The value of a fee unit is set by the Victorian Government each year. It generally increases annually in line with inflation (consumer price index).

As a general guide, licence fees and inspector charges, plus laboratory analysis costs can range from $500 to $1,500 annually (when a crop is grown) and are dependent on the number of crops and the time taken to collect samples for THC analysis.

Licence requirements

In order to prevent criminal activity in the cultivation and processing of low-THC cannabis Agriculture Victoria will not issue an authority to grow if:

  • the applicant or any associate of the applicant has within the last 10 years been found guilty of a serious offence. Serious offence means:
    1. an indictable offence involving dishonesty, fraud or assault; or
    2. an offence under section 72B of the Drugs Poisons and Controlled Substances Act 1981 (the Act); or
    3. any offence under the Act with a penalty of imprisonment of more than one year; or
    4. an offence equivalent to an offence referred to in paragraphs (a), (b) or (c) under the law of another jurisdiction.
  • the applicant or an associate are deemed by Agriculture Victoria to not be a suitable person to be concerned with the cultivation, processing or supply of the crop.
  • the application is opposed by Chief Commissioner of Police
  • the applicant's property or premises is not suitable for the cultivation, processing, sale or supply in relation to location, facilities and proposed security arrangements.

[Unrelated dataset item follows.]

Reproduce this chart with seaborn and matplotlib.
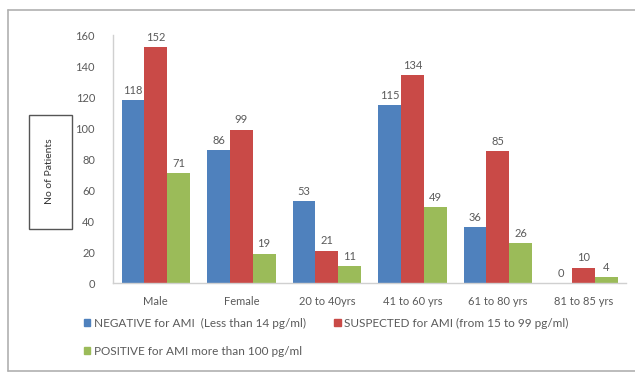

If you do not own the land you will need to provide a valid lease agreement.

Limits to licences

There are no limits to the number of licences that can be issued.

Cultivated areas

There is no maximum or minimum limit placed on the cultivated area.

The licence holder must only cultivate at the site(s) described on the licence. A licensee may apply to amend a licence to add new cultivation areas. Any new areas must be assessed and approved by the department prior to planting.